@gollum,
Here's some interesting info about female jurors in Massachusetts
Quote: Women Jurors
Women did not become eligible for jury service in Massachusetts until 1950. In 1920, soon after the Nineteenth amendment to the United States Constitution enfranchised women, the Massachusetts House of Representatives asked the Supreme Judicial Court for an advisory opinion regarding whether that amendment required women to be eligible to serve as jurors. The Court responded that women would be eligible for jury service only if the legislature enacted a new law that specifically provided for women jurors.
Following lengthy legislative and political battles, Massachusetts enacted in 1949 a bill making women eligible for jury service. However, this law permitted a woman to choose to have her name omitted from the jury list and to be excused from rape and child abuse cases if she would likely be "embarrassed" by hearing the testimony or discussing it in the jury room. When this limited-eligibility law went into effect in 1950, Massachusetts was the 39th state to permit women to be seated on a jury.
In 1975, the United States Supreme Court ruled that excluding women from the jury pool violated a person's right to a fair trial by a representative segment of the community. In 1979, the Supreme Judicial Court ruled that particular traits, including race and gender, could not be used to strike potential jurors. This landmark decision, Commonwealth v. Soares, is considered to mark the end of permissible gender bias in the selection of jurors in Massachusetts.
http://www.mass.gov/courts/sjc/jury-system-e.html
So, it was not until 1975 in Taylor v.

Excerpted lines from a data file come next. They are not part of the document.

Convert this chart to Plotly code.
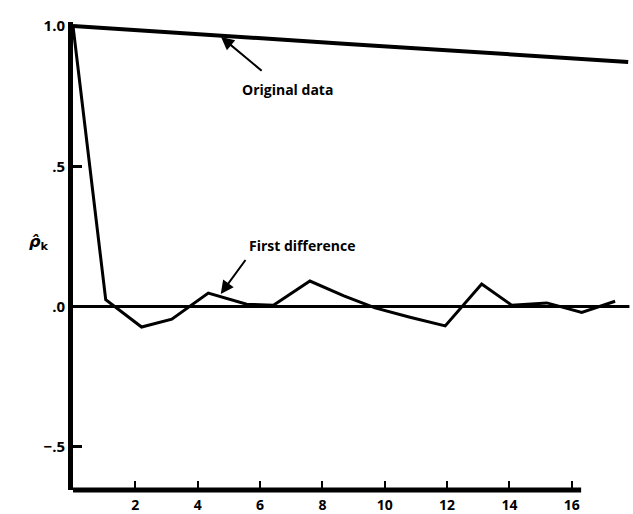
import plotly.graph_objects as go

# Lag positions (axis units)
lag_x = [0.0, 1.05, 2.20, 3.17, 4.34, 5.57, 6.43, 7.60, 8.69, 9.69,
         10.81, 11.94, 13.11, 14.07, 15.20, 16.32, 17.39]
first_diff = [1.0, 0.024, -0.073, -0.045, 0.048, 0.008, 0.005, 0.091, 0.038,
              -0.005, -0.038, -0.069, 0.080, 0.005, 0.013, -0.021, 0.019]

orig_x = lag_x + [17.81]
original = [1.000, 0.992, 0.984, 0.977, 0.969, 0.960, 0.954, 0.945, 0.937,
            0.930, 0.922, 0.914, 0.906, 0.899, 0.891, 0.882, 0.875, 0.872]

x_ticks = [2, 4, 6, 8, 10, 12, 14, 16]
y_ticks = [1.0, 0.5, 0.0, -0.5]
y_tick_text = ["1.0", ".5", ".0", "\u2212.5"]

X_MAX = 17.9
Y_MIN, Y_MAX = -0.654, 1.0143
X_AXIS_END = 16.3

FONT = "Open Sans"

fig = go.Figure()
fig.add_trace(go.Scatter(x=orig_x, y=original, mode="lines", name="Original data",
                         line=dict(color="black", width=4), hoverinfo="skip"))
fig.add_trace(go.Scatter(x=lag_x, y=first_diff, mode="lines", name="First difference",
                         line=dict(color="black", width=3), hoverinfo="skip"))

# zero reference line
fig.add_shape(type="line", xref="x", yref="y", x0=0, x1=X_MAX - 0.05, y0=0, y1=0,
              line=dict(color="black", width=3))
# bottom axis line (ends at 16.3)
fig.add_shape(type="line", xref="x", yref="paper", x0=-0.07, x1=X_AXIS_END, y0=0, y1=0,
              line=dict(color="black", width=5))

# labels
fig.add_annotation(x=6.87, y=0.772, xref="x", yref="y", text="Original data",
                   showarrow=False, font=dict(family=FONT, size=14, color="black", weight="bold"))
fig.add_annotation(x=7.35, y=0.219, xref="x", yref="y", text="First difference",
                   showarrow=False, font=dict(family=FONT, size=14, color="black", weight="bold"))

# pointer arrows (tail -> tip)
for (tx, ty), (hx, hy) in [((6.10, 0.836), (4.75, 0.961)),
                           ((5.58, 0.173), (4.74, 0.045))]:
    fig.add_annotation(x=hx, y=hy, ax=tx, ay=ty, xref="x", yref="y", axref="x", ayref="y",
                       text=" ", showarrow=True, arrowhead=2, arrowsize=1.3, arrowwidth=2,
                       arrowcolor="black", standoff=0, font=dict(size=1))

fig.add_annotation(x=-0.0824, y=0.528, xref="paper", yref="paper",
                   text="<b><i>\u03c1\u0302</i><sub>k</sub></b>", showarrow=False,
                   font=dict(family="DejaVu Sans", size=16, color="black"))

fig.update_xaxes(range=[0, X_MAX], tickvals=x_ticks, ticktext=[str(t) for t in x_ticks],
                 ticks="inside", ticklen=9, tickwidth=2, tickcolor="black",
                 showline=False, showgrid=False, zeroline=False, automargin=False,
                 ticklabelstandoff=5,
                 tickfont=dict(family=FONT, size=14, color="black", weight="bold"))
fig.update_yaxes(range=[Y_MIN, Y_MAX], tickvals=y_ticks, ticktext=y_tick_text,
                 ticks="inside", ticklen=9, tickwidth=2.5, tickcolor="black",
                 showline=True, linewidth=5, linecolor="black", automargin=False,
                 showgrid=False, zeroline=False, ticklabelstandoff=0,
                 tickfont=dict(family=FONT, size=15, color="black", weight="bold"))

fig.update_layout(width=633, height=514, margin=dict(l=73, r=2, t=22, b=24),
                  paper_bgcolor="white", plot_bgcolor="white", showlegend=False)

fig.write_html("out.html", config={"displayModeBar": False},
               post_script="document.body.style.margin='0';document.body.style.overflow='hidden';")
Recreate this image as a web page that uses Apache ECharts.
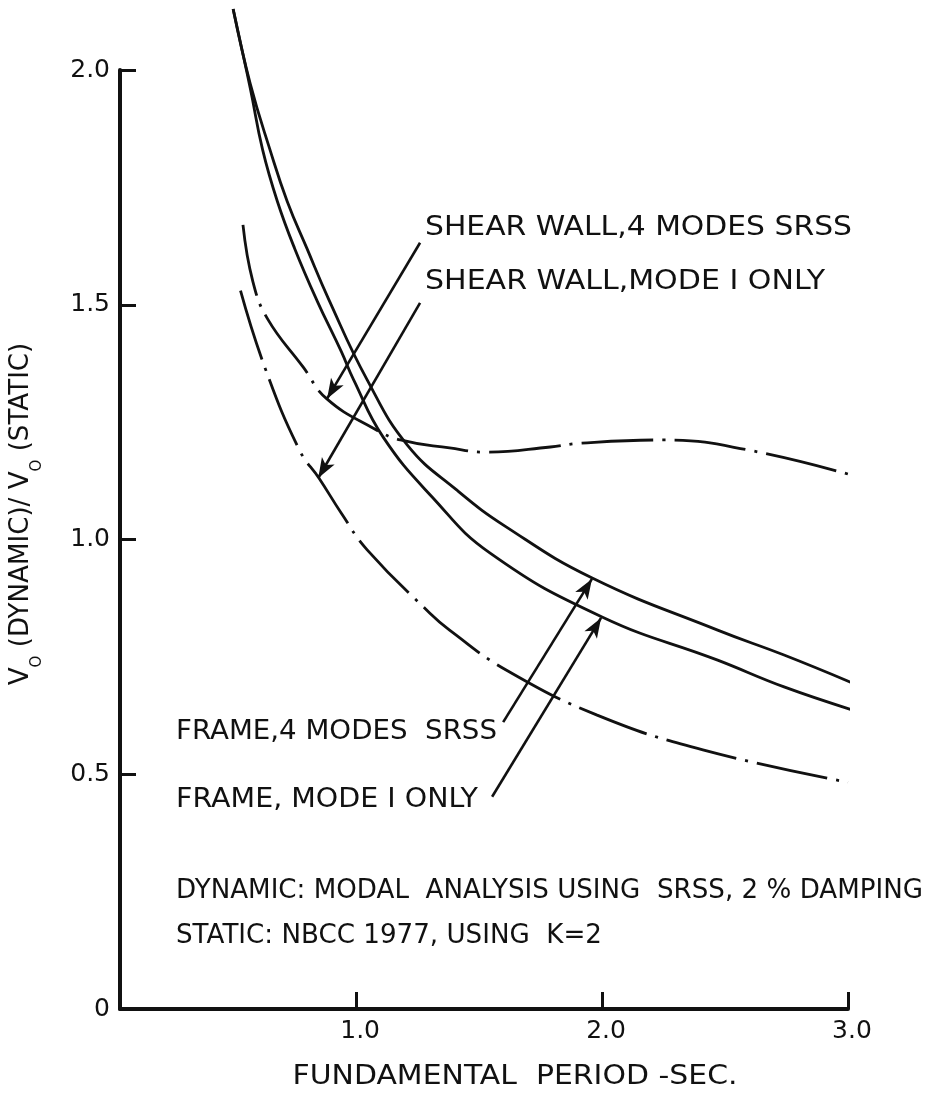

Louisiana, when the U.S. Supreme Court overturned the 1880 Strauder decision by ruling that states could not exclude women from jury duty based on sex alone, that women were allowed to serve on juries in all states.
So, your assumption about what went on in the mid-50's is probably correct. Some states might have allowed women to serve on juries, but not other states. But, by making the jurors in Twelve Angry Men all male, the playwright, Reginald Rose, had a jury composition which would seem familiar to all viewers in the audience, including those who lived in states which did not permit women to serve on the jury.
The play Twelve Angry Men is set in a jury room in a court in New York City, and Rose based it on his own experience as a juror in NYC on a manslaughter trial. Women were allowed to serve as jurors in New York at the time the play is set, but, as you already noted, they were often granted exemptions not given to men, so the number of women actually serving on juries might have been low.
The playwright choose to have an all male jury for his dramatic purposes. He could have accurately included women on his fictional jury of that time, but he chose not to.
Thanks for raising the question. It made me think about something I never really questioned before, like why that jury in Twelve Angry Men was all male. I simply assumed it was only for dramatic effect, to eliminate gender issues from the conflicts among the jurors. But, I do think you are right, it also reflected a common jury composition during the early 1950's.